The Deal

 

"It was incredible," Russell recalls. "Not only could I see that people really liked what we were doing with kids, but I could see that some of them had calculators going off in their heads--figuring out, if we went into eight different sports, with millions of campers in each, what could we make? The big question was, How could we get the capital to do it?"

Branching out into other sports would be a costly proposition. Russell's ongoing business concept was simple enough. During the off-season--fall through spring--he and his staff would approach community groups, sports clubs, park associations, and others about jointly offering a soccer camp for local youngsters for a week or two during the summer. If interested, the community group would sign up the campers and come up with the soccer field. NASC would handle the rest, which boiled down to hiring and training coaches to run a morning or afternoon program according to the company's curriculum and motivational philosophy. The beauty of the system was that local groups didn't charge Russell a fee for their involvement or ask for a share of the revenues. They were happy simply to have a quality summer program for their kids.

Building the Right Team

Garofolo had lots of ideas about ways Russell could position the company to raise capital and boost its growth rate. "I really believed that the company had blockbuster potential," he says. "Most of the sports-camp industry was mom-and-pop operations run out of somebody's basement with high school coaches running the program and their wives handling T-shirt requests. There weren't a lot of companies out there that offered the kind of high-quality training, curriculum, and other intangibles that Gary brought to the table."

Garofolo's recommendation: if Russell could finance the company's growth and set up barriers of entry to keep out the competition--by associating NASC with the major professional sports organizations and their icons--its opportunities would be limitless. He also thought that NASC could boost revenue growth by marketing more products to campers, especially if the products were tied to professional sports leagues or superstars.

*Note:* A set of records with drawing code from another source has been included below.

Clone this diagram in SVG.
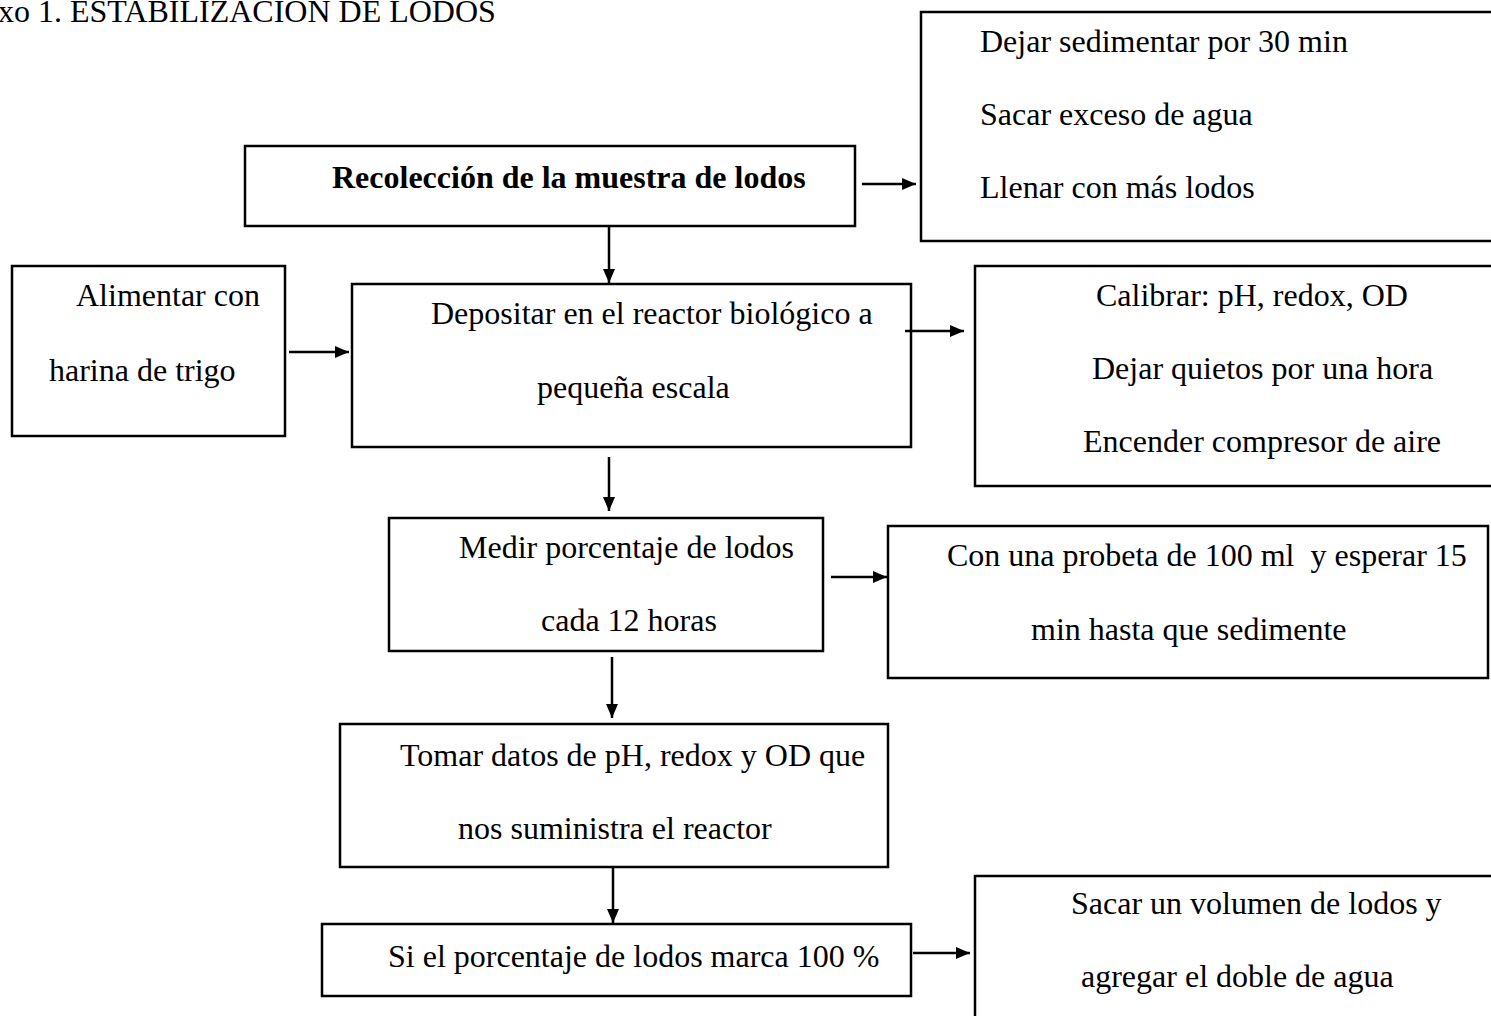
<svg xmlns="http://www.w3.org/2000/svg" width="1491" height="1016" viewBox="0 0 1491 1016">
<defs>
<marker id="ah" viewBox="0 0 14 12" refX="14" refY="6" markerWidth="14" markerHeight="12" markerUnits="userSpaceOnUse" orient="auto">
<path d="M0,0 L14,6 L0,12 Z" fill="#000"/>
</marker>
</defs>
<style>
.box{fill:#fff;stroke:#000;stroke-width:2.5}
.t{font-family:"Liberation Serif","Times New Roman",serif;font-size:32px;fill:#000}
.b{font-weight:bold}
.c{stroke:#000;stroke-width:2.5;fill:none;marker-end:url(#ah)}
</style>
<rect width="1491" height="1016" fill="#fff"/>
<text class="t" x="-2" y="22" font-size="30">xo 1. ESTABILIZACIÓN DE LODOS</text>

<g id="n-sedimentar">
<rect class="box" x="921" y="12" width="580" height="229"/>
<text class="t" x="980" y="52">Dejar sedimentar por 30 min</text>
<text class="t" x="980" y="125">Sacar exceso de agua</text>
<text class="t" x="980" y="198">Llenar con más lodos</text>
</g>
<g id="n-recoleccion">
<rect class="box" x="245" y="146" width="610" height="80"/>
<text class="t b" x="332" y="188">Recolección de la muestra de lodos</text>
</g>
<g id="n-alimentar">
<rect class="box" x="12" y="266" width="273" height="170"/>
<text class="t" x="76" y="306">Alimentar con</text>
<text class="t" x="49" y="381">harina de trigo</text>
</g>
<g id="n-depositar">
<rect class="box" x="352" y="284" width="559" height="163"/>
<text class="t" x="431" y="324">Depositar en el reactor biológico a</text>
<text class="t" x="537" y="398">pequeña escala</text>
</g>
<g id="n-calibrar">
<rect class="box" x="975" y="266" width="530" height="220"/>
<text class="t" x="1096" y="306">Calibrar: pH, redox, OD</text>
<text class="t" x="1092" y="379">Dejar quietos por una hora</text>
<text class="t" x="1083" y="452">Encender compresor de aire</text>
</g>
<g id="n-medir">
<rect class="box" x="389" y="518" width="434" height="133"/>
<text class="t" x="459" y="558">Medir porcentaje de lodos</text>
<text class="t" x="541" y="631">cada 12 horas</text>
</g>
<g id="n-probeta">
<rect class="box" x="888" y="526" width="600" height="152"/>
<text class="t" x="947" y="566" xml:space="preserve">Con una probeta de 100 ml  y esperar 15</text>
<text class="t" x="1031" y="640">min hasta que sedimente</text>
</g>
<g id="n-tomar">
<rect class="box" x="340" y="724" width="548" height="143"/>
<text class="t" x="400" y="766">Tomar datos de pH, redox y OD que</text>
<text class="t" x="458" y="839">nos suministra el reactor</text>
</g>
<g id="n-si">
<rect class="box" x="322" y="924" width="589" height="72"/>
<text class="t" x="388" y="967">Si el porcentaje de lodos marca 100 %</text>
</g>
<g id="n-sacar">
<rect class="box" x="975" y="876" width="530" height="160"/>
<text class="t" x="1071" y="914">Sacar un volumen de lodos y</text>
<text class="t" x="1081" y="987">agregar el doble de agua</text>
</g>

<g id="connectors">
<line class="c" x1="862" y1="184" x2="916" y2="184"/>
<line class="c" x1="609" y1="226" x2="609" y2="283"/>
<line class="c" x1="289" y1="352" x2="349" y2="352"/>
<line class="c" x1="905" y1="331" x2="964" y2="331"/>
<line class="c" x1="609" y1="457" x2="609" y2="511"/>
<line class="c" x1="831" y1="577" x2="887" y2="577"/>
<line class="c" x1="612" y1="657" x2="612" y2="718"/>
<line class="c" x1="613" y1="867" x2="613" y2="923"/>
<line class="c" x1="913" y1="953" x2="970" y2="953"/>
</g>
</svg>
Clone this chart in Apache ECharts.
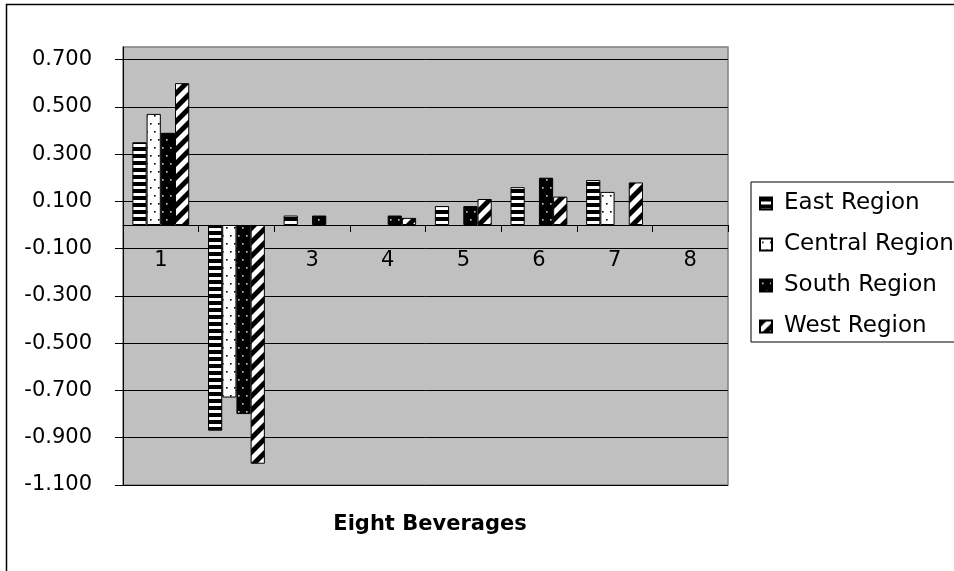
<!DOCTYPE html>
<html>
<head>
<meta charset="utf-8">
<script src="https://cdn.jsdelivr.net/npm/echarts@6/dist/echarts.min.js"></script>
<style>
html,body{margin:0;padding:0;background:#fff;}
#chart{width:954px;height:571px;}
</style>
</head>
<body>
<div id="chart"></div>
<script>
// ---- data ----
var categories = ['1', '2', '3', '4', '5', '6', '7', '8'];
var seriesNames = ['East Region', 'Central Region', 'South Region', 'West Region'];
var eastValues    = [0.35, -0.87, 0.04, null, 0.08, 0.16, 0.19, null];
var centralValues = [0.47, -0.73, null, null, null, null, 0.14, null];
var southValues   = [0.39, -0.80, 0.04, 0.04, 0.08, 0.20, null, null];
var westValues    = [0.60, -1.01, null, 0.03, 0.11, 0.12, 0.18, null];
var yTickLabels = [-1.1, -0.9, -0.7, -0.5, -0.3, -0.1, 0.1, 0.3, 0.5, 0.7];
var xTitle = 'Eight Beverages';

// ---- patterns ----
function makeCanvas(w, h) {
  var c = document.createElement('canvas');
  c.width = w; c.height = h;
  return c;
}
function hStripes() {
  var c = makeCanvas(8, 7), g = c.getContext('2d');
  g.fillStyle = '#fff'; g.fillRect(0, 0, 8, 7);
  g.fillStyle = '#000'; g.fillRect(0, 0, 8, 4);
  return c;
}
function dots(bg, fg) {
  var c = makeCanvas(8, 16), g = c.getContext('2d');
  g.fillStyle = bg; g.fillRect(0, 0, 8, 16);
  g.fillStyle = fg;
  g.fillRect(2, 3, 1.6, 1.6);
  g.fillRect(6, 11, 1.6, 1.6);
  return c;
}
function diag() {
  var s = 14, c = makeCanvas(s, s), g = c.getContext('2d');
  g.fillStyle = '#fff'; g.fillRect(0, 0, s, s);
  g.fillStyle = '#000';
  g.beginPath(); g.moveTo(0, 0); g.lineTo(7, 0); g.lineTo(0, 7); g.closePath(); g.fill();
  g.beginPath(); g.moveTo(14, 0); g.lineTo(14, 7); g.lineTo(7, 14); g.lineTo(0, 14); g.closePath(); g.fill();
  return c;
}
var patterns = [
  { image: hStripes(), repeat: 'repeat' },
  { image: dots('#ffffff', '#000000'), repeat: 'repeat' },
  { image: dots('#000000', '#d0d0d0'), repeat: 'repeat' },
  { image: diag(), repeat: 'repeat' }
];
var allValues = [eastValues, centralValues, southValues, westValues];

var FONT = 'DejaVu Sans';
var GRID = { left: 123, top: 47, right: 226, bottom: 86 };
var chart = echarts.init(document.getElementById('chart'), null, { renderer: 'canvas' });

var series = seriesNames.map(function (name, i) {
  return {
    name: name,
    type: 'bar',
    data: allValues[i],
    barWidth: '18.8%',
    barGap: '0%',
    itemStyle: { color: patterns[i], borderColor: '#000', borderWidth: 1 },
    emphasis: { disabled: true }
  };
});

function isTick(v) {
  for (var i = 0; i < yTickLabels.length; i++) {
    if (Math.abs(yTickLabels[i] - v) < 1e-6) return true;
  }
  return false;
}

chart.setOption({
  animation: false,
  backgroundColor: '#fff',
  textStyle: { fontFamily: FONT },
  graphic: [{
    type: 'rect',
    shape: { x: 6.5, y: 4.5, width: 1200, height: 1200 },
    style: { fill: 'none', stroke: '#000', lineWidth: 1.5 },
    silent: true,
    z: -10
  }],
  title: {
    text: xTitle,
    left: 430,
    top: 514,
    padding: 0,
    textAlign: 'center',
    textStyle: { fontFamily: FONT, fontSize: 21, fontWeight: 'bold', color: '#000' }
  },
  legend: {
    orient: 'vertical',
    left: 751,
    top: 182,
    padding: [10, 12, 4, 8],
    itemGap: 18,
    itemWidth: 12,
    itemHeight: 12,
    icon: 'rect',
    backgroundColor: '#fff',
    borderColor: '#000',
    borderWidth: 1,
    borderRadius: 0,
    selectedMode: false,
    textStyle: { fontFamily: FONT, fontSize: 23, lineHeight: 23, color: '#000', padding: [0, 0, 0, 7] },
    data: seriesNames
  },
  grid: {
    left: GRID.left, top: GRID.top, right: GRID.right, bottom: GRID.bottom,
    show: true,
    backgroundColor: '#c0c0c0',
    borderColor: '#808080',
    borderWidth: 1.5,
    containLabel: false
  },
  xAxis: {
    type: 'category',
    data: categories,
    boundaryGap: true,
    offset: 0,
    axisLine: { onZero: false, lineStyle: { color: '#000', width: 1 } },
    axisTick: { show: true, length: 7, lineStyle: { color: '#000' } },
    axisLabel: { fontFamily: FONT, fontSize: 21, color: '#000', margin: 25 },
    splitLine: { show: false }
  },
  yAxis: {
    type: 'value',
    min: -1.1,
    max: 0.753,
    interval: 0.2,
    axisLine: { show: true, lineStyle: { color: '#000', width: 1 } },
    axisTick: { show: true, length: 8, lineStyle: { color: '#000' }, customValues: yTickLabels },
    axisLabel: {
      fontFamily: FONT, fontSize: 21, color: '#000', margin: 31,
      customValues: yTickLabels,
      formatter: function (v) { return isTick(v) ? v.toFixed(3) : ''; }
    },
    splitLine: { show: true, lineStyle: { color: '#000', width: 1 } }
  },
  series: series
});

// place the category axis (line, ticks, labels) on the value axis's zero
var zeroY = chart.convertToPixel({ yAxisIndex: 0 }, 0);
var bottomY = 571 - GRID.bottom;
chart.setOption({ xAxis: { offset: -(bottomY - zeroY) } });
</script>
</body>
</html>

By February 1995, Russell and Garofolo were talking to Jack Nicklaus's Golden Bear Co. about possible collaborations on golf camps that would be run according to NASC's curriculum and philosophy. The following month they launched similar discussions with the NFL. Russell smiles at the recollection. "When I think about Paul's activities back then, I think about the children's television show about Mr. Rogers and his neighborhood. Paul got us to visit another neighborhood, in fact, lots of neighborhoods, that I probably would never have had the confidence to visit on my own."

During the spring, NASC's staff worked with local lawyers to come up with an investment memorandum, which Garofolo shopped around to some of his business contacts. The goal was to raise $2 million to $3 million. The memo took a couple of months to draw up, and all it generated that summer were rejections.

It was a painful failure.

Paul Lawrence, NASC's president and one of the company's earliest soccer coaches, was convinced that the right money would come along when the time was right. "If we could impress all those professional sports organizations," he says, "I knew that the right financing deal would happen."

By August 1995, Garofolo decided that the company needed a new capital-hunting strategy, one that would be guided by professional financiers. He introduced Russell to some investment bankers, including Brown, Gibbons, Lang & Co., a well-connected firm that was also based in Cleveland.

Although the biggest Wall Street firms dominate the private-placement market--with Merrill Lynch, J. P. Morgan, and CS First Boston handling a whopping $38 billion worth of deals in 1995--regional bankers are more open to handling small private placements for small and young companies. With only $3.5 million in sales, NASC's fund-raising ability was limited. It wasn't simple to persuade even a regional banker to represent the company.

Bill Vogelgesang, the senior vice-president who ended up managing the private placement for Brown, Gibbons, is frank about his firm's early attitude. "This is a company where you go in at first and you think, 'It's small and it runs camps. That's not exactly the stuff of the Wall Street Journal,' " he drawls. "But from the moment you really get down to talking with Gary Russell and his people about the business and what makes it unique, you can almost hear a sucking sound as they pull you into what they're doing and how much they believe in it. They're almost evangelical. And a lot of very sophisticated people at our firm ended up being enamored of this company."

Most entrepreneurs don't realize that long before they succeed in selling investors on their company's potential, they first must convince an investment banker. With Russell setting his sights on raising $2.5 million--a ballpark sum that he, his key managers, and Garofolo had come up with--his company had a lot of persuading to do.

It wasn't easy. "They put my department through six weeks of hell" is the way Colin Redhead, NASC's senior vice-president in charge of finance and another former soccer coach, describes it. But the experience taught him the difference between the company's earlier failed forays into the capital market and a first-rate investment bid.